How do I feel about my move eight years later?

Overall, it's been a wonderful experience, in large part because I have been privileged to work at Tata Institute of Fundamental Research (TIFR) in Mumbai, an extraordinary institution, where I have been shielded from most of the problems that people working in developing countries often face. The Institute has an excellent infrastructure-a first-rate library and excellent computational facilities and internet access. I have outstanding colleagues and beautiful surroundings in which to work. Although I have few students, they are often outstanding, and I have complete freedom to work on anything I want, which may not have been the case if I had remained in the United States. I also have enjoyed a sense of satisfaction for contributing something of value to my own country through my research and teaching.
Has life in India been a bed of roses? Of course not. Pursuing cutting-edge research has not been easy. Even with all of the privileges that I enjoy at TIFR (I am painfully aware that many of my fellow researchers in India face much worse conditions), the research environment could be improved substantially. I have had to learn to accept the obstacles posed by India's bureaucracy. I have had to learn to work in an environment where there are few outstanding condensed matter experimentalists. And I have not enough funds for travel, a factor that has reinforced my sense of isolation.

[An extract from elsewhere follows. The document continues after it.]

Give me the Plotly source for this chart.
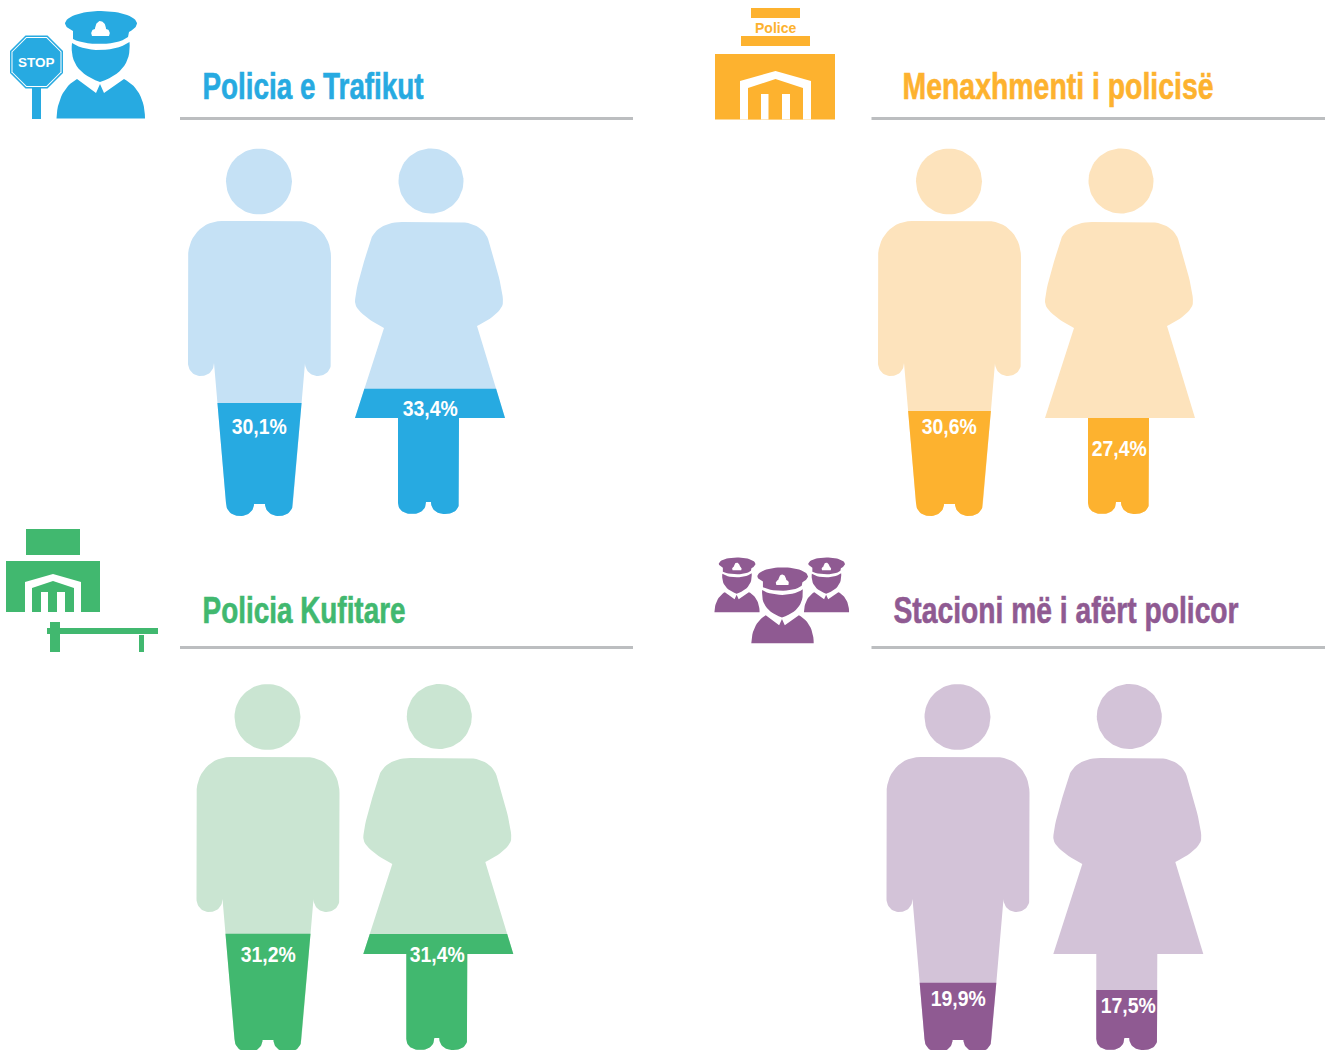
import math
import json
import plotly.graph_objects as go

# ---- data ----
titles = ["Policia e Trafikut", "Menaxhmenti i policisë", "Policia Kufitare", "Stacioni më i afërt policor"]
male_labels = ["30,1%", "30,6%", "31,2%", "19,9%"]
female_labels = ["33,4%", "27,4%", "31,4%", "17,5%"]
male_fill_pct = [30.7, 28.5, 32.1, 18.8]      # height of the figure that is coloured
female_fill_pct = [34.2, 26.2, 31.7, 16.4]
strong_colors = ["#27AAE1", "#FDB22F", "#41B86F", "#8F5A92"]
light_colors = ["#C5E1F5", "#FDE3BC", "#CAE5D2", "#D3C3D8"]
rule_color = "#BCBEC0"
FONT = "Liberation Sans"


def flatten(start, *segs, n=14):
    pts = [start]
    for s in segs:
        p0 = pts[-1]
        if len(s) == 1:
            pts.append(s[0])
        else:
            c1, c2, p3 = s
            for i in range(1, n + 1):
                t = i / n
                u = 1 - t
                pts.append((u**3*p0[0] + 3*u*u*t*c1[0] + 3*u*t*t*c2[0] + t**3*p3[0],
                            u**3*p0[1] + 3*u*u*t*c1[1] + 3*u*t*t*c2[1] + t**3*p3[1]))
    return pts


def clip_below(pts, level):
    out = []
    for i, a in enumerate(pts):
        b = pts[(i + 1) % len(pts)]
        ina, inb = a[1] >= level, b[1] >= level
        if ina:
            out.append(a)
        if ina != inb:
            t = (level - a[1]) / (b[1] - a[1])
            out.append((a[0] + t * (b[0] - a[0]), level))
    return out


def circle(cx, cy, r, n=72):
    return [(cx + r * math.cos(2 * math.pi * i / n), cy + r * math.sin(2 * math.pi * i / n)) for i in range(n)]


def rect(x0, y0, x1, y1):
    return [(x0, y0), (x1, y0), (x1, y1), (x0, y1)]


def shift(pts, dx, dy, s=1.0, ox=0.0, oy=0.0):
    return [((x - ox) * s + dx, (y - oy) * s + dy) for x, y in pts]


MALE = flatten((222, 221), [(297, 221)], [(318, 221), (331, 238), (331, 257)], [(331, 363)],
               [(331, 371), (325, 376), (318, 376)], [(311, 376), (305, 371), (305, 363)], [(293, 503)],
               [(293, 511), (287, 516), (279, 516)], [(271, 516), (265, 511), (265, 504)], [(254, 504)],
               [(254, 511), (248, 516), (240, 516)], [(232, 516), (226, 511), (226, 503)], [(214, 363)],
               [(214, 371), (208, 376), (201, 376)], [(194, 376), (188, 371), (188, 363)], [(188, 257)],
               [(188, 238), (201, 221), (222, 221)])
FEMALE = flatten((402, 222), [(458, 222)], [(475, 222), (486, 230), (489, 242)], [(496, 265), (503, 290), (503, 302)],
                 [(503, 311), (488, 321), (477, 326)], [(505, 418)], [(459, 418)], [(459, 503)],
                 [(459, 510), (453, 514), (445, 514)], [(437, 514), (431, 510), (431, 502)], [(426, 502)],
                 [(426, 510), (420, 514), (412, 514)], [(404, 514), (398, 510), (398, 503)], [(398, 418)],
                 [(355, 418)], [(384, 328)], [(372, 322), (355, 311), (355, 302)], [(355, 290), (363, 265), (370, 242)],
                 [(373, 230), (385, 222), (402, 222)])
FIG_TOP = 148.0

# officer icon parts (drawn in the reference's first-panel pixel frame)
OFF_CAP = flatten((65, 23), [(67, 15), (85, 11), (101, 11)], [(117, 11), (135, 15), (137, 23)],
                  [(137, 27), (133, 30), (129, 32)], [(128, 37)], [(118, 46), (86, 46), (73, 39)], [(73, 31)],
                  [(69, 29), (65, 27), (65, 23)])
OFF_BADGE = flatten((92, 36), [(90, 33), (92, 29), (95, 29)], [(95, 24), (98, 21), (100, 21)],
                    [(103, 21), (106, 24), (106, 29)], [(109, 29), (111, 33), (109, 36)])
OFF_FACE = flatten((72, 43), [(85, 52.5), (116, 52.5), (129.5, 42)], [(131, 60), (124, 74), (100, 82)],
                   [(77, 74), (70, 60), (72, 43)])
OFF_BODY = flatten((56.5, 118.5), [(57, 98), (66, 85), (77, 79)], [(96, 93)], [(100, 84)], [(104, 93)], [(124, 79)],
                   [(136, 85), (145, 98), (145, 118.5)])


def octagon(cx, cy, h):
    k = h * math.tan(math.pi / 8)
    return [(cx - k, cy - h), (cx + k, cy - h), (cx + h, cy - k), (cx + h, cy + k),
            (cx + k, cy + h), (cx - k, cy + h), (cx - h, cy + k), (cx - h, cy - k)]


fig = go.Figure()
squeeze = {}


def poly(pts, color):
    xs = [p[0] for p in pts] + [pts[0][0]]
    ys = [p[1] for p in pts] + [pts[0][1]]
    fig.add_trace(go.Scatter(x=xs, y=ys, mode="lines", fill="toself", fillcolor=color,
                             line=dict(width=0, color=color), hoverinfo="skip", showlegend=False))


def note(x, y, text, size, color, width=None):
    fig.add_annotation(x=x, y=y, xref="x", yref="y", text=f"<b>{text}</b>", showarrow=False,
                       xanchor="center", yanchor="middle", font=dict(family=FONT, size=size, color=color))
    if width:
        squeeze[text] = width


def officer(color, dx=0, dy=0, s=1.0):
    o = dict(dx=dx, dy=dy, s=s, ox=0 if s == 1 else 100.75, oy=0 if s == 1 else 65)
    poly(shift(OFF_CAP, **o), color)
    poly(shift(OFF_BADGE, **o), "#FFFFFF")
    poly(shift(OFF_FACE, **o), color)
    poly(shift(OFF_BODY, **o), color)


# panel offsets of the figures
male_dx = [0, 690, 8.5, 698.5]
female_dx = [0, 690, 8.3, 698.3]
fig_dy = [0, 0, 536, 536]
head_dy = [0, 0, 535.5, 535.5]
title_x = [313, 1058.3, 304.2, 1066.3]
title_width = [221, 311, 203, 345]
title_y = [86.3, 86.3, 610.3, 610.3]
rule_x = [(180, 633), (871.5, 1325), (180, 633), (871.5, 1325)]
rule_y = [118.5, 118.5, 647.5, 647.5]
male_label_y = [426, 426, 954, 998]
female_label_y = [408, 448, 954, 1005]
male_label_x = [259.2, 949.2, 267.5, 957.5]
female_label_x = [430, 1119, 437, 1128]

for i in range(4):
    dx_m, dx_f, dy = male_dx[i], female_dx[i], fig_dy[i]
    strong, light = strong_colors[i], light_colors[i]
    # male
    poly(circle(259 + dx_m, 181.5 + head_dy[i], 33), light)
    poly(shift(MALE, dx_m, dy), light)
    level = 516 - male_fill_pct[i] / 100 * (516 - FIG_TOP)
    poly(shift(clip_below(MALE, level), dx_m, dy), strong)
    note(male_label_x[i], male_label_y[i], male_labels[i], 22, "#FFFFFF", width=55)
    # female
    poly(circle(431 + dx_f, 181 + head_dy[i], 32.5), light)
    poly(shift(FEMALE, dx_f, dy), light)
    level = 514 - female_fill_pct[i] / 100 * (514 - FIG_TOP)
    poly(shift(clip_below(FEMALE, level), dx_f, dy), strong)
    note(female_label_x[i], female_label_y[i], female_labels[i], 22, "#FFFFFF", width=55)
    # heading and rule
    note(title_x[i], title_y[i], titles[i], 36, strong, width=title_width[i])
    poly(rect(rule_x[i][0], rule_y[i] - 1.5, rule_x[i][1], rule_y[i] + 1.5), rule_color)

# icon 1: officer with stop sign
c = strong_colors[0]
poly(rect(32, 88, 41, 119), c)
poly(octagon(36.5, 62, 26.5), c)
poly(octagon(36.5, 62, 25), "#FFFFFF")
poly(octagon(36.5, 62, 24), c)
note(36.5, 62, "STOP", 13.5, "#FFFFFF")
officer(c)

# icon 2: police building
c = strong_colors[1]
poly(rect(751, 8, 800, 18), c)
note(775.5, 28, "Police", 14, c)
poly(rect(741, 36, 810, 46), c)
poly(rect(715, 54, 835, 119.5), c)
poly([(740, 119.5), (740, 81), (775.5, 71), (811, 81), (811, 119.5)], "#FFFFFF")
poly([(748, 119.5), (748, 88), (775.5, 79), (803, 88), (803, 119.5)], c)
poly(rect(761, 94, 768.5, 119.5), "#FFFFFF")
poly(rect(782, 94, 790, 119.5), "#FFFFFF")

# icon 3: border post
c = strong_colors[2]
poly(rect(26, 529, 80, 555), c)
poly(rect(6, 561, 100, 612), c)
poly([(25, 612), (25, 582), (53, 574), (81, 582), (81, 612)], "#FFFFFF")
poly([(32, 612), (32, 588), (53, 581), (74, 588), (74, 612)], c)
poly(rect(41, 592, 48, 612), "#FFFFFF")
poly(rect(57, 592, 65, 612), "#FFFFFF")
poly(rect(47, 628, 158, 634), c)
poly(rect(50, 622, 60, 652), c)
poly(rect(139, 635, 144, 652), c)

# icon 4: three officers
c = strong_colors[3]
officer(c, dx=737, dy=585, s=0.51)
officer(c, dx=826.5, dy=585, s=0.51)
officer(c, dx=782.5, dy=605.5, s=0.705)

fig.update_layout(
    width=1334, height=1050, margin=dict(l=0, r=0, t=0, b=0),
    paper_bgcolor="#FFFFFF", plot_bgcolor="#FFFFFF", showlegend=False,
    xaxis=dict(range=[0, 1334], visible=False, fixedrange=True),
    yaxis=dict(range=[1050, 0], visible=False, fixedrange=True),
)
# The reference's headings are set in a heavy condensed face; squeeze the real text to the measured widths.
js = """
document.body.style.margin='0';document.documentElement.style.overflow='hidden';
var w=%s;
document.querySelectorAll('text.annotation-text').forEach(function(t){
  var k=t.textContent; if(w[k]){t.setAttribute('textLength',w[k]);t.setAttribute('lengthAdjust','spacingAndGlyphs');
    if(w[k]>100){t.style.stroke=t.style.fill;t.style.strokeWidth='0.6px';}}
});
""" % json.dumps(squeeze, ensure_ascii=False)
fig.write_html("out.html", config={"displayModeBar": False}, post_script=js)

On balance, however, my return to India has been an extraordinary experience. As far as the problems are concerned, it only heightens in my mind the critical role that institutions such as ICTP continue to play for scientists who choose to return home to continue their careers as well as for their students. The direct exposure that our visits to ICTP gives us to current research and the environment it provides for exchanging ideas with colleagues, whom we would otherwise never meet in person, allows us to continue to do quality work at home. So, in a sense, I must extend my thanks not only to TIFR, my home institute, but also to ICTP.